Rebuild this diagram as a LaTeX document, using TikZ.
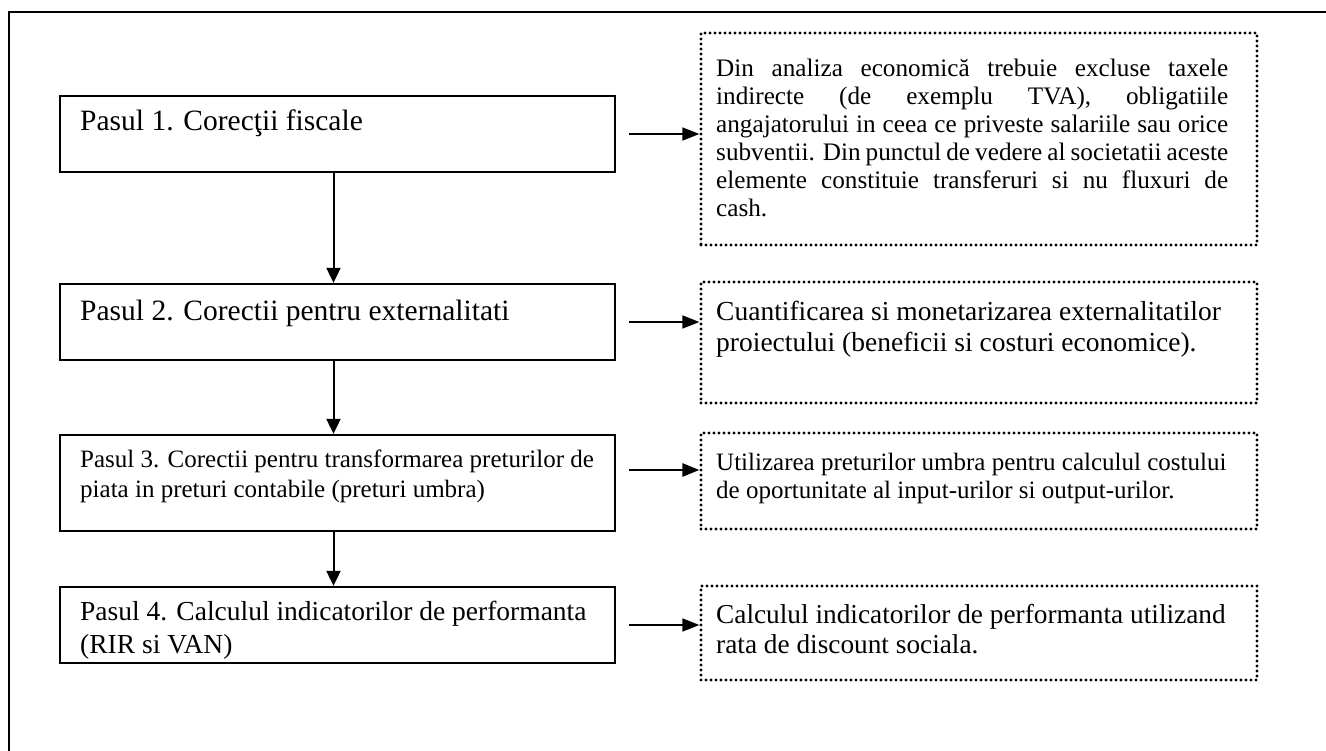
\documentclass[tikz,border=0pt]{standalone}
\usepackage{fontspec}
\setmainfont{Liberation Serif}
\usetikzlibrary{arrows.meta}
\begin{document}
\begin{tikzpicture}[x=1pt,y=-1pt,
  stepbox/.style={draw, line width=2.3pt, inner sep=0pt, minimum width=555pt},
  notebox/.style={draw, line width=3.2pt, dash pattern=on 0pt off 5pt, line cap=round, inner sep=0pt, minimum width=556pt},
  harr/.style={line width=1.6pt, -{Triangle[length=17pt,width=13pt]}},
  varr/.style={line width=2pt, -{Triangle[length=15pt,width=14pt]}},
  txt/.style={inner sep=0pt, anchor=base west},
]
\useasboundingbox (0,0) rectangle (1326,751);
\fill[white] (0,0) rectangle (1326,751);
\draw[line width=2.4pt] (1326,12) -- (9,12) -- (9,751);

% step boxes
\node[stepbox, minimum height=76pt] (b1) at (337.5,134) {};
\node[stepbox, minimum height=76pt] (b2) at (337.5,322) {};
\node[stepbox, minimum height=96pt] (b3) at (337.5,483) {};
\node[stepbox, minimum height=76pt] (b4) at (337.5,625) {};

% note boxes
\node[notebox, minimum height=212pt] (d1) at (979,139) {};
\node[notebox, minimum height=121pt] (d2) at (979,342.5) {};
\node[notebox, minimum height=96pt] (d3) at (979,481) {};
\node[notebox, minimum height=94pt] (d4) at (979,633) {};

% step texts
\node[txt, font=\fontsize{29.5}{33}\selectfont] (t1) at (80,131) {Pasul 1. Corecţii fiscale};
\node[txt, font=\fontsize{29.5}{33}\selectfont] (t2) at (80,321) {Pasul 2. Corectii pentru externalitati};
\node[txt, font=\fontsize{25}{30}\selectfont] (t3) at (80,467) {\parbox[t]{560pt}{Pasul 3. Corectii pentru transformarea preturilor de\\piata in preturi contabile (preturi umbra)}};
\node[txt, font=\fontsize{27.5}{33}\selectfont] (t4) at (80,620) {\parbox[t]{560pt}{Pasul 4. Calculul indicatorilor de performanta\\(RIR si VAN)}};

% note texts
\node[txt, font=\fontsize{25.2}{28}\selectfont] (n1) at (716,77) {\parbox[t]{560pt}{%
\makebox[512pt][s]{Din analiza economică trebuie excluse taxele}\\
\makebox[512pt][s]{indirecte (de exemplu TVA), obligatiile}\\
\makebox[512pt][s]{angajatorului in ceea ce priveste salariile sau orice}\\
\makebox[512pt][s]{subventii. Din punctul de vedere al societatii aceste}\\
\makebox[512pt][s]{elemente constituie transferuri si nu fluxuri de}\\
cash.}};
\node[txt, font=\fontsize{27.5}{31}\selectfont] (n2) at (716,321) {\parbox[t]{560pt}{Cuantificarea si monetarizarea externalitatilor\\proiectului (beneficii si costuri economice).}};
\node[txt, font=\fontsize{25}{28}\selectfont] (n3) at (716,470) {\parbox[t]{560pt}{Utilizarea preturilor umbra pentru calculul costului\\de oportunitate al input-urilor si output-urilor.}};
\node[txt, font=\fontsize{27.3}{30}\selectfont] (n4) at (716,623) {\parbox[t]{560pt}{Calculul indicatorilor de performanta utilizand\\rata de discount sociala.}};

% horizontal arrows
\coordinate (a1) at ([xshift=13pt]b1.east);
\coordinate (a2) at ([xshift=13pt]b2.east);
\coordinate (a3) at ([xshift=13pt,yshift=13pt]b3.east);
\coordinate (a4) at ([xshift=13pt]b4.east);
\draw[harr] (a1) -- (a1 -| d1.west);
\draw[harr] (a2) -- (a2 -| d2.west);
\draw[harr, line width=2.6pt] (a3) -- (a3 -| d3.west);
\draw[harr] (a4) -- (a4 -| d4.west);

% vertical arrows
\draw[varr] ([xshift=-4pt]b1.south) -- ([xshift=-4pt]b2.north);
\draw[varr] ([xshift=-4pt]b2.south) -- ([xshift=-4pt]b3.north);
\draw[varr] ([xshift=-4pt]b3.south) -- ([xshift=-4pt]b4.north);
\end{tikzpicture}
\end{document}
====
Without including any pictures, print all of the material exactly as given.

Rebuild this diagram as a LaTeX document, using TikZ.
\documentclass[tikz,border=0pt]{standalone}
\usepackage{fontspec}
\setmainfont{Liberation Serif}
\usetikzlibrary{arrows.meta}
\begin{document}
\begin{tikzpicture}[x=1pt,y=-1pt,
  stepbox/.style={draw, line width=2.3pt, inner sep=0pt, minimum width=555pt},
  notebox/.style={draw, line width=3.2pt, dash pattern=on 0pt off 5pt, line cap=round, inner sep=0pt, minimum width=556pt},
  harr/.style={line width=1.6pt, -{Triangle[length=17pt,width=13pt]}},
  varr/.style={line width=2pt, -{Triangle[length=15pt,width=14pt]}},
  txt/.style={inner sep=0pt, anchor=base west},
]
\useasboundingbox (0,0) rectangle (1326,751);
\fill[white] (0,0) rectangle (1326,751);
\draw[line width=2.4pt] (1326,12) -- (9,12) -- (9,751);

% step boxes
\node[stepbox, minimum height=76pt] (b1) at (337.5,134) {};
\node[stepbox, minimum height=76pt] (b2) at (337.5,322) {};
\node[stepbox, minimum height=96pt] (b3) at (337.5,483) {};
\node[stepbox, minimum height=76pt] (b4) at (337.5,625) {};

% note boxes
\node[notebox, minimum height=212pt] (d1) at (979,139) {};
\node[notebox, minimum height=121pt] (d2) at (979,342.5) {};
\node[notebox, minimum height=96pt] (d3) at (979,481) {};
\node[notebox, minimum height=94pt] (d4) at (979,633) {};

% step texts
\node[txt, font=\fontsize{29.5}{33}\selectfont] (t1) at (80,131) {Pasul 1. Corecţii fiscale};
\node[txt, font=\fontsize{29.5}{33}\selectfont] (t2) at (80,321) {Pasul 2. Corectii pentru externalitati};
\node[txt, font=\fontsize{25}{30}\selectfont] (t3) at (80,467) {\parbox[t]{560pt}{Pasul 3. Corectii pentru transformarea preturilor de\\piata in preturi contabile (preturi umbra)}};
\node[txt, font=\fontsize{27.5}{33}\selectfont] (t4) at (80,620) {\parbox[t]{560pt}{Pasul 4. Calculul indicatorilor de performanta\\(RIR si VAN)}};

% note texts
\node[txt, font=\fontsize{25.2}{28}\selectfont] (n1) at (716,77) {\parbox[t]{560pt}{%
\makebox[512pt][s]{Din analiza economică trebuie excluse taxele}\\
\makebox[512pt][s]{indirecte (de exemplu TVA), obligatiile}\\
\makebox[512pt][s]{angajatorului in ceea ce priveste salariile sau orice}\\
\makebox[512pt][s]{subventii. Din punctul de vedere al societatii aceste}\\
\makebox[512pt][s]{elemente constituie transferuri si nu fluxuri de}\\
cash.}};
\node[txt, font=\fontsize{27.5}{31}\selectfont] (n2) at (716,321) {\parbox[t]{560pt}{Cuantificarea si monetarizarea externalitatilor\\proiectului (beneficii si costuri economice).}};
\node[txt, font=\fontsize{25}{28}\selectfont] (n3) at (716,470) {\parbox[t]{560pt}{Utilizarea preturilor umbra pentru calculul costului\\de oportunitate al input-urilor si output-urilor.}};
\node[txt, font=\fontsize{27.3}{30}\selectfont] (n4) at (716,623) {\parbox[t]{560pt}{Calculul indicatorilor de performanta utilizand\\rata de discount sociala.}};

% horizontal arrows
\coordinate (a1) at ([xshift=13pt]b1.east);
\coordinate (a2) at ([xshift=13pt]b2.east);
\coordinate (a3) at ([xshift=13pt,yshift=13pt]b3.east);
\coordinate (a4) at ([xshift=13pt]b4.east);
\draw[harr] (a1) -- (a1 -| d1.west);
\draw[harr] (a2) -- (a2 -| d2.west);
\draw[harr, line width=2.6pt] (a3) -- (a3 -| d3.west);
\draw[harr] (a4) -- (a4 -| d4.west);

% vertical arrows
\draw[varr] ([xshift=-4pt]b1.south) -- ([xshift=-4pt]b2.north);
\draw[varr] ([xshift=-4pt]b2.south) -- ([xshift=-4pt]b3.north);
\draw[varr] ([xshift=-4pt]b3.south) -- ([xshift=-4pt]b4.north);
\end{tikzpicture}
\end{document}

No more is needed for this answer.